At the event, the Mountainview-based firm presented the next version of its Android operating system that will boast new ways to fetch information and protect privacy on mobile devices, among other things. The Android update is currently known simply as "M".

'An exciting journey'

Most of the Android renovations unveiled on Thursday, however, won't be available until late summer or early fall.
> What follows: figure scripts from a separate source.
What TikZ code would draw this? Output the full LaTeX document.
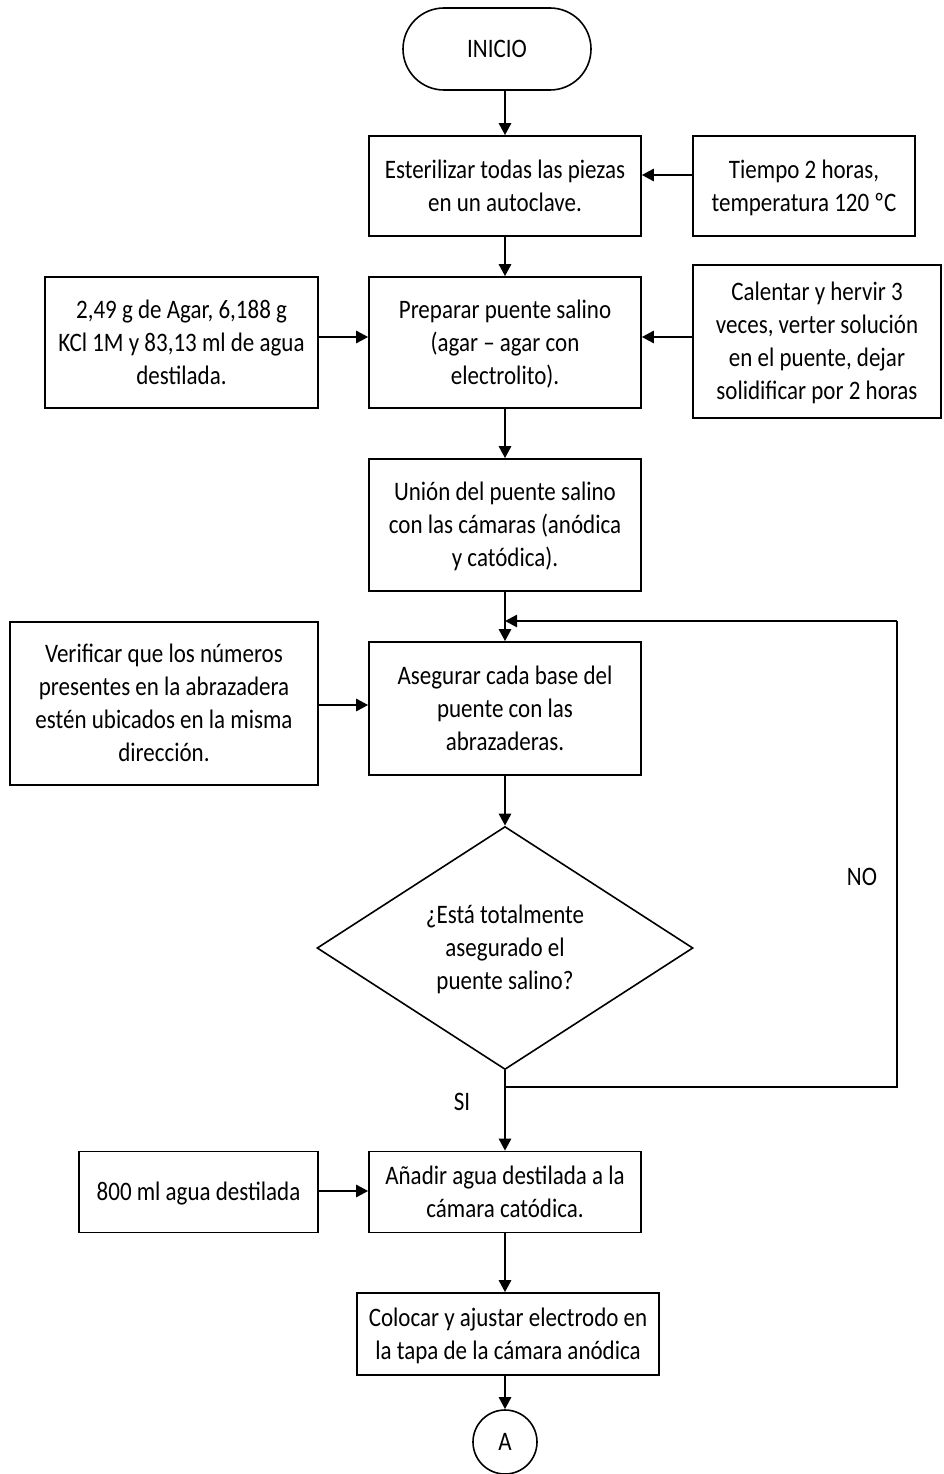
\documentclass[tikz,border=0pt]{standalone}
\usepackage{fontspec}
\usepackage{graphicx}
\setmainfont{Carlito}
\usetikzlibrary{arrows.meta,shapes.geometric,calc}
\newcommand{\ST}[1]{\raisebox{-2pt}[\height][\depth]{\scalebox{1}[1.16]{\begin{tabular}{@{}c@{}}#1\end{tabular}}}}
\begin{document}
\begin{tikzpicture}[x=1pt,y=-1pt,
  txt/.style={font=\fontsize{23}{28.4}\selectfont},
  box/.style={draw,line width=1.6pt,rectangle,inner sep=0pt,align=center,txt},
  conn/.style={line width=2.6pt,-{Triangle[length=12pt,width=12pt]}},
  thin/.style={line width=1.6pt},
  lbl/.style={inner sep=0pt,txt}]
\useasboundingbox (0,0) rectangle (943,1474);
\node[box,rounded corners=41pt,minimum width=188pt,minimum height=82pt] (inicio) at (497,49) {\ST{INICIO}};
\node[box,minimum width=272pt,minimum height=100pt] (b1) at (505,186) {\ST{Esterilizar todas las piezas\\en un autoclave.}};
\node[box,minimum width=222pt,minimum height=100pt] (tiempo) at (804,186) {\ST{Tiempo 2 horas,\\temperatura 120 ºC}};
\node[box,minimum width=272pt,minimum height=131pt] (b2) at (505,342.5) {\ST{Preparar puente salino\\(agar – agar con\\electrolito).}};
\node[box,minimum width=273pt,minimum height=131pt] (agar) at (181.5,342.5) {\ST{2,49 g de Agar, 6,188 g\\KCl 1M y 83,13 ml de agua\\destilada.}};
\node[box,minimum width=248pt,minimum height=153pt] (calentar) at (817,341.5) {\ST{Calentar y hervir 3\\veces, verter solución\\en el puente, dejar\\solidificar por 2 horas}};
\node[box,minimum width=272pt,minimum height=132pt] (b3) at (505,525) {\ST{Unión del puente salino\\con las cámaras (anódica\\y catódica).}};
\node[box,minimum width=272pt,minimum height=133pt] (b4) at (505,708.5) {\ST{Asegurar cada base del\\puente con las\\abrazaderas.}};
\node[box,minimum width=308pt,minimum height=163pt] (verificar) at (164,703.5) {\ST{Verificar que los números\\presentes en la abrazadera\\estén ubicados en la misma\\dirección.}};
\node[draw,shape=diamond,shape aspect=1.55,line width=1.6pt,minimum width=376pt,minimum height=243pt,inner sep=0pt,align=center,txt] (dec) at (505,948) {\ST{¿Está totalmente\\asegurado el\\puente salino?}};
\node[box,minimum width=272pt,minimum height=81pt] (b5) at (505,1192) {\ST{Añadir agua destilada a la\\cámara catódica.}};
\node[box,minimum width=239pt,minimum height=81pt] (ml) at (198.5,1192) {\ST{800 ml agua destilada}};
\node[box,minimum width=302pt,minimum height=82pt] (b6) at (508,1334) {\ST{Colocar y ajustar electrodo en\\la tapa de la cámara anódica}};
\node[draw,circle,line width=1.6pt,minimum size=64pt,inner sep=0pt,txt] (A) at (505,1442) {\ST{A}};
\node[lbl] (no) at (862,877) {\ST{NO}};
\node[lbl] (si) at (462,1102) {\ST{SI}};
\coordinate (lpA) at (505,1087);
\coordinate (lpB) at (897,1087);
\coordinate (lpC) at (897,621);
\coordinate (lpD) at (505,621);
\draw[conn] (inicio.south -| b1.north) -- (b1.north);
\draw[conn] ($(tiempo.west)+(0,-11)$) -- ($(b1.east)+(0,-11)$);
\draw[conn] (b1.south) -- (b2.north);
\draw[conn] ($(agar.east)+(0,-5.5)$) -- ($(b2.west)+(0,-5.5)$);
\draw[conn] ($(calentar.west)+(0,-4.5)$) -- ($(b2.east)+(0,-5.5)$);
\draw[conn] (b2.south) -- (b3.north);
\draw[conn] (b3.south) -- (b4.north);
\draw[conn] ($(verificar.east)+(0,1.5)$) -- ($(b4.west)+(0,-3.5)$);
\draw[conn] (b4.south) -- (dec.north);
\draw[conn] (dec.south) -- (b5.north);
\draw[thin] (lpA) -- (lpB) -- (lpC);
\draw[conn] (lpC) -- (lpD);
\draw[conn] ($(ml.east)+(0,-1)$) -- ($(b5.west)+(0,-1)$);
\draw[conn] (b5.south) -- (b5.south |- b6.north);
\draw[conn] (b6.south -| A.north) -- (A.north);
\end{tikzpicture}
\end{document}
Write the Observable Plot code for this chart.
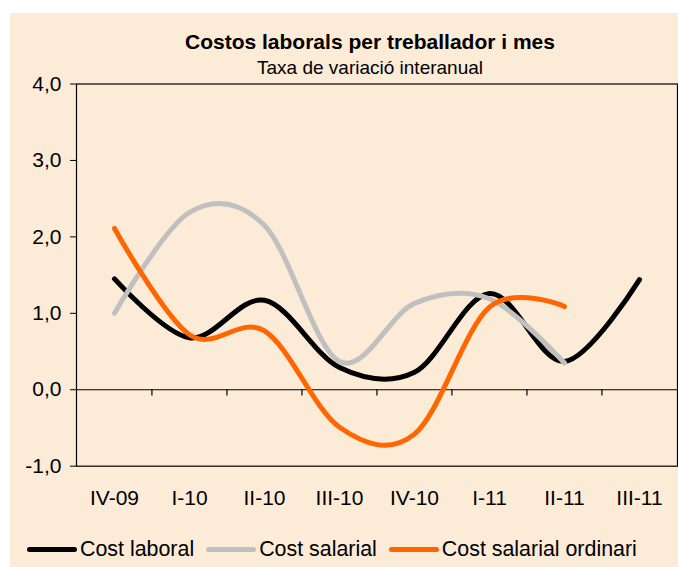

That's around the same time that Apple is expected to release the latest overhaul of the iOS software that powers the iPhone and iPad.

Google engineering vice president Dave Bruke said Android Pay would work in more than 700,000 US retail outlets that accept contactless payments.

"We are at the start of an exciting journey, we are working closely with payment networks, banks and developers," he said.

A Google blog post said the system was in partnership with the major credit card firms including Visa and Mastercard and payment processing firms including Braintree, CyberSource, First Data, Stripe and Vantiv.

Both Google and Apple are vying to make their products more ubiquitous by transplanting much of their mobile technology into automobiles and Internet-connected televisions and appliances.

At its conference, Google also annonced the launch of a new photo service providing unlimited storage of all pictures up to 16 megapixels and high-defintion video up to 1080p.

The service, called Google Photos, will be available on Android and Apple devices. As AP news agency put it, it "is the latest example of Google's desire to wrap its tentacles around virtually every part of people's lives."